## Problem requirements
The listing below begins with the first line you should copy; stop after the line containing "(0,0) rectangle (1284,497);", and drop every picture.

────────────────

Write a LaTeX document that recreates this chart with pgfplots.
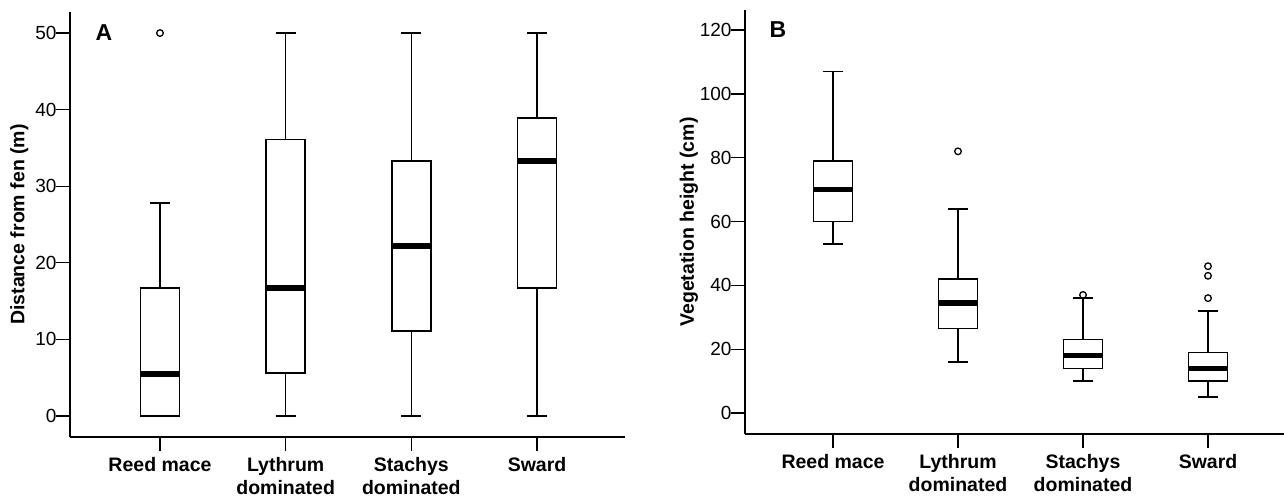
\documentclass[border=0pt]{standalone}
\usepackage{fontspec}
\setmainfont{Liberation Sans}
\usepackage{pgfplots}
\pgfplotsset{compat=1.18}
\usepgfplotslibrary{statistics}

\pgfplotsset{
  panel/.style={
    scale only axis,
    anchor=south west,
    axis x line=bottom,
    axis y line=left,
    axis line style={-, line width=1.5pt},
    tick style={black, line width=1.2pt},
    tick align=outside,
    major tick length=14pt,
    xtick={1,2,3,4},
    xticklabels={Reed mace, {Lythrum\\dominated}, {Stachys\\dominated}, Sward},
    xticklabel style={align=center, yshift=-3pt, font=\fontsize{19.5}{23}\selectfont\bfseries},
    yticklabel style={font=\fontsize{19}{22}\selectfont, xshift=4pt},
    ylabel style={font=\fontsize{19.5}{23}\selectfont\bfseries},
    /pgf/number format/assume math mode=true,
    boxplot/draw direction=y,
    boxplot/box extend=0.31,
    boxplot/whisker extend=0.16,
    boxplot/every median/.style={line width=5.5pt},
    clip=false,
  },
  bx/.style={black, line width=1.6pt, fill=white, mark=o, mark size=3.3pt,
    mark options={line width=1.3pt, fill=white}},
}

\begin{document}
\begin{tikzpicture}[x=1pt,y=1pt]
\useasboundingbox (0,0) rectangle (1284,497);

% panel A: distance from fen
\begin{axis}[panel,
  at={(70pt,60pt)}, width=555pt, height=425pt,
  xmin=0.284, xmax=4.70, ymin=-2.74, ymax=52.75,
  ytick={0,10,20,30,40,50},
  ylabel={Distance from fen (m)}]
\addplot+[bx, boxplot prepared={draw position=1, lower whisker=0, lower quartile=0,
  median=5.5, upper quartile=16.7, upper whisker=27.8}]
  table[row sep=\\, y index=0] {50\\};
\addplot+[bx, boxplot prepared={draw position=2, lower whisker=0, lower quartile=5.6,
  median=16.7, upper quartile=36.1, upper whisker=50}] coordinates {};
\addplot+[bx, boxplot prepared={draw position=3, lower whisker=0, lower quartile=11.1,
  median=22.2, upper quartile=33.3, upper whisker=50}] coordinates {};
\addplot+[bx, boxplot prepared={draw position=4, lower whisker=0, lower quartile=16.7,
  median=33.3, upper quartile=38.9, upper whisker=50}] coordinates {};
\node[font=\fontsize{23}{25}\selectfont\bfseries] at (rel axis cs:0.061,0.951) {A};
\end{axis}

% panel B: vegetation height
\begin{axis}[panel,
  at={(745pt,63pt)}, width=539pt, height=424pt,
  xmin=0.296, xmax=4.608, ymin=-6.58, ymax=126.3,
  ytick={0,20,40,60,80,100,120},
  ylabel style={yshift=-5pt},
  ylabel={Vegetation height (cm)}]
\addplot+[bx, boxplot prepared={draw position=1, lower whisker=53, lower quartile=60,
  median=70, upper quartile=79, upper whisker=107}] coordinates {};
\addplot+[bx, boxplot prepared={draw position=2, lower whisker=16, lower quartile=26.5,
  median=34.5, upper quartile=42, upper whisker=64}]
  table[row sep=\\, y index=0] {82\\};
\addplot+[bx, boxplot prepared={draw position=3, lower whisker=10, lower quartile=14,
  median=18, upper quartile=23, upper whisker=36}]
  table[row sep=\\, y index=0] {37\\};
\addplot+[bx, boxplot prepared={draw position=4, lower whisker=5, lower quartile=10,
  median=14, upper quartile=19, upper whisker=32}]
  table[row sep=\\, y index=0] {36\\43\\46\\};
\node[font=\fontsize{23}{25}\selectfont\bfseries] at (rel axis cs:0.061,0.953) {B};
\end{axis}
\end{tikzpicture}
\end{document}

────────────────

## Full output
Write a LaTeX document that recreates this chart with pgfplots.
\documentclass[border=0pt]{standalone}
\usepackage{fontspec}
\setmainfont{Liberation Sans}
\usepackage{pgfplots}
\pgfplotsset{compat=1.18}
\usepgfplotslibrary{statistics}

\pgfplotsset{
  panel/.style={
    scale only axis,
    anchor=south west,
    axis x line=bottom,
    axis y line=left,
    axis line style={-, line width=1.5pt},
    tick style={black, line width=1.2pt},
    tick align=outside,
    major tick length=14pt,
    xtick={1,2,3,4},
    xticklabels={Reed mace, {Lythrum\\dominated}, {Stachys\\dominated}, Sward},
    xticklabel style={align=center, yshift=-3pt, font=\fontsize{19.5}{23}\selectfont\bfseries},
    yticklabel style={font=\fontsize{19}{22}\selectfont, xshift=4pt},
    ylabel style={font=\fontsize{19.5}{23}\selectfont\bfseries},
    /pgf/number format/assume math mode=true,
    boxplot/draw direction=y,
    boxplot/box extend=0.31,
    boxplot/whisker extend=0.16,
    boxplot/every median/.style={line width=5.5pt},
    clip=false,
  },
  bx/.style={black, line width=1.6pt, fill=white, mark=o, mark size=3.3pt,
    mark options={line width=1.3pt, fill=white}},
}

\begin{document}
\begin{tikzpicture}[x=1pt,y=1pt]
\useasboundingbox (0,0) rectangle (1284,497);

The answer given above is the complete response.